Predicting Renal Recovery After Dialysis-Requiring Acute Kidney Injury.
Kidney Int Rep. 2019 Apr;4(4):571-581
Authors: Lee BJ, Hsu CY, Parikh R, McCulloch CE, Tan TC, Liu KD, Hsu RK, Pravoverov L, Zheng S, Go AS
Introduction: After dialysis-requiring acute kidney injury (AKI-D), recovery of sufficient kidney function to discontinue dialysis is an important clinical and patient-oriented outcome. Predicting the probability of recovery in individual patients is a common dilemma.
Methods: This cohort study examined all adult members of Kaiser Permanente Northern California who experienced AKI-D between January 2009 and September 2015 and had predicted inpatient mortality of <20%. Candidate predictors included demographic characteristics, comorbidities, laboratory values, and medication use. We used logistic regression and classification and regression tree (CART) approaches to develop and cross-validate prediction models for recovery.

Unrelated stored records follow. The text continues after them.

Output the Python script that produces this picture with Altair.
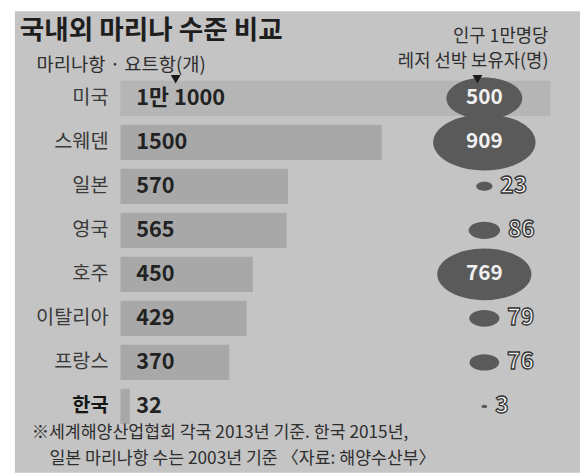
import altair as alt
import pandas as pd

countries = ["미국", "스웨덴", "일본", "영국", "호주", "이탈리아", "프랑스", "한국"]
marinas = [11000, 1500, 570, 565, 450, 429, 370, 32]
marina_labels = ["1만 1000", "1500", "570", "565", "450", "429", "370", "32"]
owners = [500, 909, 23, 86, 769, 79, 76, 3]

title_text = "국내외 마리나 수준 비교"
left_header = "마리나항 · 요트항(개)"
right_header = ["인구 1만명당", "레저 선박 보유자(명)"]
footnotes = ["※세계해양산업협회 각국 2013년 기준. 한국 2015년,",
             "일본 마리나항 수는 2003년 기준    〈자료: 해양수산부〉"]

df = pd.DataFrame({"country": countries, "marina": marinas,
                   "label": marina_labels, "owners": owners})

FONT = "Noto Sans CJK KR"
W, H = 573, 468
TXT = "#2e2e2e"
ELLIPSE = "M-1,0A1,0.55,0,1,1,1,0A1,0.55,0,1,1,-1,0Z"

yenc = alt.Y("country:N", sort=countries, axis=None,
             scale=alt.Scale(range=[66, 423], paddingInner=0.2, paddingOuter=0.1))
xbar = alt.Scale(type="linear", domain=[0, 570, 1500, 11000], range=[107, 277, 372, 543],
                 nice=False, zero=False)
xbub = alt.Scale(type="linear", domain=[0, 100], range=[476, 576], nice=False, zero=False)

base = alt.Chart(df)

bars = base.mark_bar().encode(
    x=alt.X("marina:Q", scale=xbar, axis=None),
    y=yenc,
    color=alt.condition(alt.datum.country == "미국", alt.value("#b5b5b5"), alt.value("#a8a8a8")),
)

bar_labels = base.mark_text(align="left", baseline="middle", dx=16, font=FONT,
                            fontWeight="bold", fontSize=22, color="#222222").encode(
    x=alt.XDatum(0, type="quantitative", scale=xbar, axis=None),
    y=yenc,
    text="label:N",
)

country_labels = base.transform_filter(alt.datum.country != "한국").mark_text(
    align="right", baseline="middle", dx=-12, font=FONT, fontSize=20, color="#3a3a3a").encode(
    x=alt.XDatum(0, type="quantitative", scale=xbar, axis=None),
    y=yenc,
    text="country:N",
)
korea_label = base.transform_filter(alt.datum.country == "한국").mark_text(
    align="right", baseline="middle", dx=-12, font=FONT, fontSize=20, fontWeight="bold",
    color="#151515").encode(
    x=alt.XDatum(0, type="quantitative", scale=xbar, axis=None),
    y=yenc,
    text="country:N",
)

circles = base.mark_point(shape=ELLIPSE, filled=True, opacity=1, color="#5a5a5a",
                          strokeWidth=0).encode(
    x=alt.XDatum(0, type="quantitative", scale=xbub, axis=None),
    y=yenc,
    size=alt.Size("owners:Q", scale=alt.Scale(type="linear", domain=[0, 1000], range=[0, 11860]),
                  legend=None),
)

inner_labels = base.transform_filter(alt.datum.owners >= 500).mark_text(
    align="center", baseline="middle", font=FONT, fontWeight="bold", fontSize=21,
    color="#f0f0f0").encode(
    x=alt.XDatum(0, type="quantitative", scale=xbub, axis=None),
    y=yenc,
    text="owners:Q",
)

outer_labels = base.transform_filter(alt.datum.owners < 500).transform_calculate(
    lx="sqrt(datum.owners * 11.86) / 2 + 8").mark_text(
    align="left", baseline="middle", font=FONT, fontWeight="bold", fontSize=23,
    fill="#f4f4f4", stroke="#333333", strokeWidth=1.3).encode(
    x=alt.X("lx:Q", scale=xbub, axis=None),
    y=yenc,
    text="owners:Q",
)

def note(text, x, y, size, align="left", weight="normal", color=TXT):
    return alt.Chart(pd.DataFrame({"t": [text]})).mark_text(
        align=align, baseline="middle", font=FONT, fontSize=size, fontWeight=weight,
        color=color).encode(x=alt.value(x), y=alt.value(y), text="t:N")

title = note(title_text, 5, 20, 27, weight="bold", color="#1e1e1e")
hdr_l = note(left_header, 22, 55, 19)
hdr_r1 = note(right_header[0], 541, 26, 18, align="right")
hdr_r2 = note(right_header[1], 541, 52, 18, align="right")
foot1 = note(footnotes[0], 17, 428, 17.5)
foot2 = note(footnotes[1], 35, 454, 17.5)

tri = alt.Chart(pd.DataFrame({"k": ["left", "right"]})).mark_point(
    shape="triangle-down", filled=True, size=100, color="#1a1a1a", opacity=1).encode(
    x=alt.X("k:N", scale=alt.Scale(type="point", domain=["left", "right"], range=[163, 469],
                                   padding=0), axis=None),
    y=alt.value(69),
)

chart = alt.layer(
    bars, bar_labels, country_labels, korea_label, circles, inner_labels, outer_labels,
    title, hdr_l, hdr_r1, hdr_r2, foot1, foot2, tri,
).resolve_scale(x="independent").properties(
    width=W, height=H,
    padding={"left": 7, "top": 0, "right": 0, "bottom": 0},
    autosize=alt.AutoSizeParams(type="none"),
    background="white",
).configure_view(fill="#c4c4c4", stroke=None)

chart.save("out.html", embed_options={"renderer": "svg", "actions": False})
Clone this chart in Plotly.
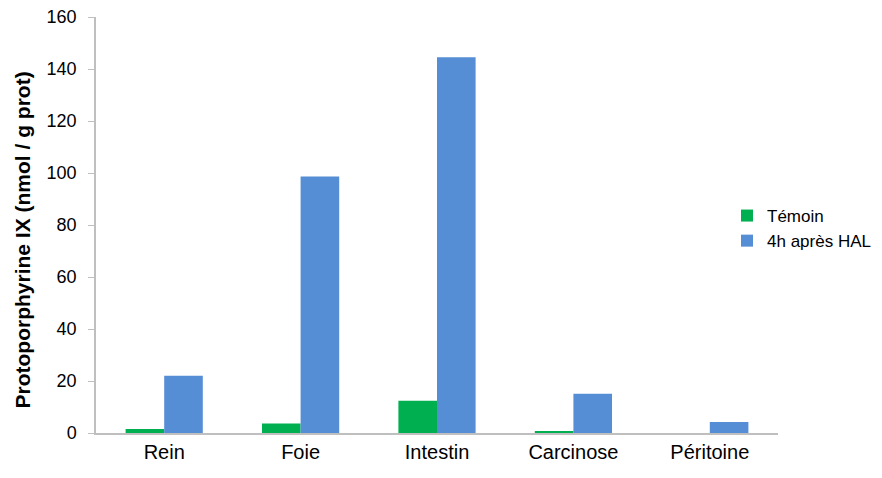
import plotly.graph_objects as go

categories = ["Rein", "Foie", "Intestin", "Carcinose", "Péritoine"]
temoin = [1.5, 3.7, 12.4, 0.8, 0]
apres_hal = [22.0, 98.7, 144.5, 15.1, 4.2]
series_names = ["Témoin", "4h après HAL"]
colors = ["#00B050", "#558ED5"]
y_ticks = [0, 20, 40, 60, 80, 100, 120, 140, 160]
y_title = "Protoporphyrine IX (nmol / g prot)"

# page body has an 8px default margin; figure sized to fit the window
W, H = 874, 470
L, T, PW, PH = 88, 9, 682, 416

fig = go.Figure()
for name, vals, col in zip(series_names, [temoin, apres_hal], colors):
    fig.add_trace(go.Bar(x=categories, y=vals, name=name,
                         marker=dict(color=col, line=dict(width=0))))

font = "Liberation Sans, Arial, sans-serif"
fig.update_layout(
    width=W, height=H,
    margin=dict(l=L, r=W - L - PW, t=T, b=H - T - PH, autoexpand=False),
    paper_bgcolor="white", plot_bgcolor="white",
    barmode="group", bargap=0.434, bargroupgap=0,
    font=dict(family=font, size=16, color="#000000"),
    showlegend=True,
    legend=dict(xref="container", yref="container",
                x=(727 - 8) / W, xanchor="left",
                y=1 - (198 - 8) / H, yanchor="top",
                font=dict(size=17, color="#000000"),
                itemwidth=30, tracegroupgap=0,
                bgcolor="rgba(0,0,0,0)"),
    xaxis=dict(showline=True, linecolor="#BFBFBF", linewidth=1.5,
               ticks="", showgrid=False, automargin=False,
               ticklabeloverflow="allow",
               tickfont=dict(size=20, color="#000000")),
    yaxis=dict(range=[0, 160], tickvals=y_ticks, automargin=False,
               showline=True, linecolor="#BFBFBF", linewidth=1.5,
               ticks="outside", ticklen=6, tickcolor="#BFBFBF",
               ticklabelstandoff=8, ticklabeloverflow="allow",
               showgrid=False, zeroline=False,
               tickfont=dict(size=18, color="#000000")),
    annotations=[dict(text="<b>" + y_title + "</b>", textangle=-90,
                      xref="paper", yref="paper",
                      x=(22 - 96) / PW, y=(433 - 240.5) / PH,
                      xanchor="center", yanchor="middle", showarrow=False,
                      font=dict(size=21, color="#000000"))],
)
fig.write_html("out.html")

Results: Among 2214 patients with AKI-D, mean age was 67.1 years, 40.8% were women, and 54.0% were white; 40.9% of patients recovered. Patients who recovered were younger, had higher baseline estimated glomerular filtration rates (eGFR) and preadmission hemoglobin levels, and were less likely to have prior heart failure or chronic liver disease. Stepwise logistic regression applied to bootstrapped samples identified baseline eGFR, preadmission hemoglobin level, chronic liver disease, and age as the predictors most commonly associated with coming off dialysis within 90 days. Our final logistic regression model including these predictors had a correlation coefficient between observed and predicted probabilities of 0.97, with a c-index of 0.64. An alternate CART approach did not outperform the logistic regression model (c-index 0.61).
Conclusion: We developed and cross-validated a parsimonious prediction model for recovery after AKI-D with excellent calibration using routinely available clinical data. However, the model's modest discrimination limits its clinical utility. Further research is needed to develop better prediction tools.